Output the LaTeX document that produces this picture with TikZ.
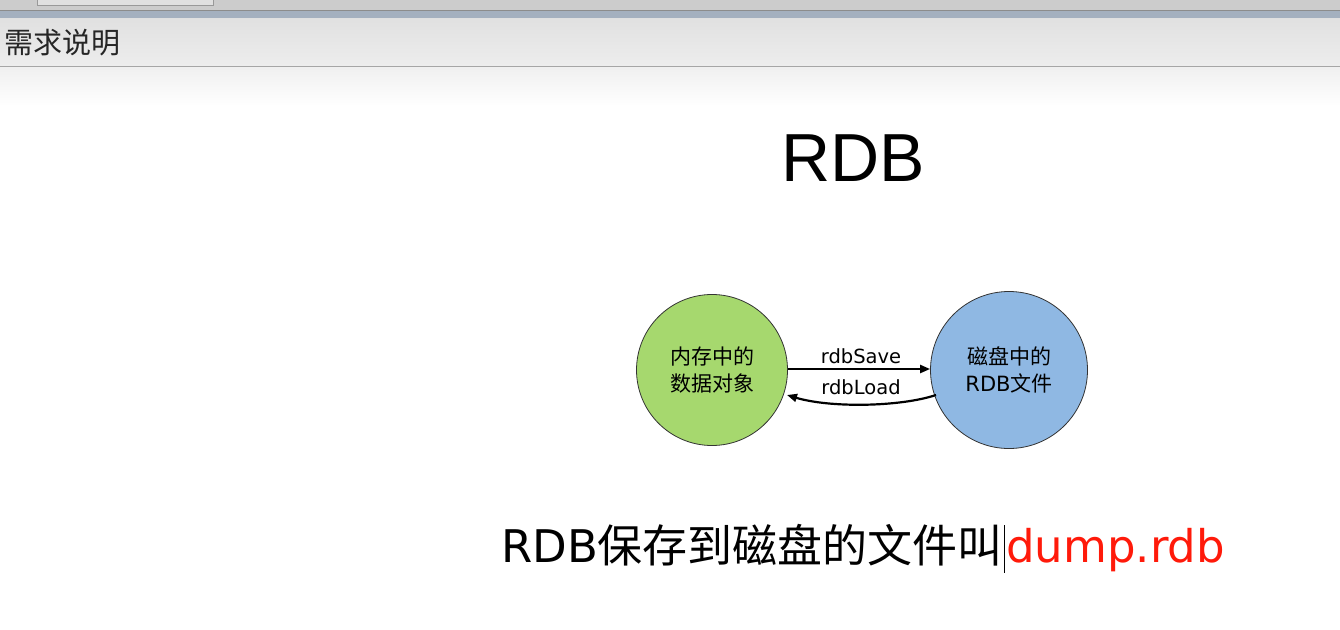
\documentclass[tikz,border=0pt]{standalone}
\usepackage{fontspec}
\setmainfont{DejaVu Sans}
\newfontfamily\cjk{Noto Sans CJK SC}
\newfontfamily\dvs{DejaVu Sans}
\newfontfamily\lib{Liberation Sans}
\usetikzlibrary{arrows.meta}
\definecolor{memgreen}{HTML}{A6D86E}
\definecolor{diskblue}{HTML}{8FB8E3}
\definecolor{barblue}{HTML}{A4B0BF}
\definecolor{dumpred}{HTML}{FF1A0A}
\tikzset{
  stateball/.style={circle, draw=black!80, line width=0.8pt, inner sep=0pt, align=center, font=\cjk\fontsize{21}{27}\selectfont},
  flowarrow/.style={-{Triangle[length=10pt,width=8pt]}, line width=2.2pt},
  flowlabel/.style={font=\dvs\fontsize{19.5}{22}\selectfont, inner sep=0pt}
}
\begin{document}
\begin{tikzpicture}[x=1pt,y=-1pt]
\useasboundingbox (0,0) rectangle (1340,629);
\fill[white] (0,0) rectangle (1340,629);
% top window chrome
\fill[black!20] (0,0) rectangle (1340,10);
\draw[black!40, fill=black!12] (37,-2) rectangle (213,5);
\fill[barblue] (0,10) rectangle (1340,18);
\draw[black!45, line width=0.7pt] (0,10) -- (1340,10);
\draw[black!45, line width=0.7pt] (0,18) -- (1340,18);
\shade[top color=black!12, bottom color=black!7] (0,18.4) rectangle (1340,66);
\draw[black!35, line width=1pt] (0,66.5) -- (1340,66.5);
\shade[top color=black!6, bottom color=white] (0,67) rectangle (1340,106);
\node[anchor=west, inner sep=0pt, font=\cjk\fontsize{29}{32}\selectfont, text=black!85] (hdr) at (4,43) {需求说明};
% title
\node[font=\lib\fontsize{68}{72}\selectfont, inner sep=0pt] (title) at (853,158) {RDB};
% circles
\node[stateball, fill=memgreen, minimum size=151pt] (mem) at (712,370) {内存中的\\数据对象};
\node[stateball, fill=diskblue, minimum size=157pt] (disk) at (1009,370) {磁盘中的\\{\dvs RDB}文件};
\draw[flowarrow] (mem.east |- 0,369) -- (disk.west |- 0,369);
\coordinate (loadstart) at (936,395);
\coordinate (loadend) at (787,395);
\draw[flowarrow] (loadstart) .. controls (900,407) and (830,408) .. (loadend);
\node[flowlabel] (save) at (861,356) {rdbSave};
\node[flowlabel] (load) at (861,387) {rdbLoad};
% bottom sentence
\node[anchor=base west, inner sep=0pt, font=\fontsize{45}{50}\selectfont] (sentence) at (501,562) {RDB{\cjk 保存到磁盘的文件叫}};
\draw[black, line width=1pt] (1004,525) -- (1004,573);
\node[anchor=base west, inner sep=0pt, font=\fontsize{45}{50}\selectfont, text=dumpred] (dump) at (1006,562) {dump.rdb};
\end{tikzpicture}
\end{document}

- Task description
Return all of the data exactly as written, and drop the pictures.

- Problem solution
Output the LaTeX document that produces this picture with TikZ.
\documentclass[tikz,border=0pt]{standalone}
\usepackage{fontspec}
\setmainfont{DejaVu Sans}
\newfontfamily\cjk{Noto Sans CJK SC}
\newfontfamily\dvs{DejaVu Sans}
\newfontfamily\lib{Liberation Sans}
\usetikzlibrary{arrows.meta}
\definecolor{memgreen}{HTML}{A6D86E}
\definecolor{diskblue}{HTML}{8FB8E3}
\definecolor{barblue}{HTML}{A4B0BF}
\definecolor{dumpred}{HTML}{FF1A0A}
\tikzset{
  stateball/.style={circle, draw=black!80, line width=0.8pt, inner sep=0pt, align=center, font=\cjk\fontsize{21}{27}\selectfont},
  flowarrow/.style={-{Triangle[length=10pt,width=8pt]}, line width=2.2pt},
  flowlabel/.style={font=\dvs\fontsize{19.5}{22}\selectfont, inner sep=0pt}
}
\begin{document}
\begin{tikzpicture}[x=1pt,y=-1pt]
\useasboundingbox (0,0) rectangle (1340,629);
\fill[white] (0,0) rectangle (1340,629);
% top window chrome
\fill[black!20] (0,0) rectangle (1340,10);
\draw[black!40, fill=black!12] (37,-2) rectangle (213,5);
\fill[barblue] (0,10) rectangle (1340,18);
\draw[black!45, line width=0.7pt] (0,10) -- (1340,10);
\draw[black!45, line width=0.7pt] (0,18) -- (1340,18);
\shade[top color=black!12, bottom color=black!7] (0,18.4) rectangle (1340,66);
\draw[black!35, line width=1pt] (0,66.5) -- (1340,66.5);
\shade[top color=black!6, bottom color=white] (0,67) rectangle (1340,106);
\node[anchor=west, inner sep=0pt, font=\cjk\fontsize{29}{32}\selectfont, text=black!85] (hdr) at (4,43) {需求说明};
% title
\node[font=\lib\fontsize{68}{72}\selectfont, inner sep=0pt] (title) at (853,158) {RDB};
% circles
\node[stateball, fill=memgreen, minimum size=151pt] (mem) at (712,370) {内存中的\\数据对象};
\node[stateball, fill=diskblue, minimum size=157pt] (disk) at (1009,370) {磁盘中的\\{\dvs RDB}文件};
\draw[flowarrow] (mem.east |- 0,369) -- (disk.west |- 0,369);
\coordinate (loadstart) at (936,395);
\coordinate (loadend) at (787,395);
\draw[flowarrow] (loadstart) .. controls (900,407) and (830,408) .. (loadend);
\node[flowlabel] (save) at (861,356) {rdbSave};
\node[flowlabel] (load) at (861,387) {rdbLoad};
% bottom sentence
\node[anchor=base west, inner sep=0pt, font=\fontsize{45}{50}\selectfont] (sentence) at (501,562) {RDB{\cjk 保存到磁盘的文件叫}};
\draw[black, line width=1pt] (1004,525) -- (1004,573);
\node[anchor=base west, inner sep=0pt, font=\fontsize{45}{50}\selectfont, text=dumpred] (dump) at (1006,562) {dump.rdb};
\end{tikzpicture}
\end{document}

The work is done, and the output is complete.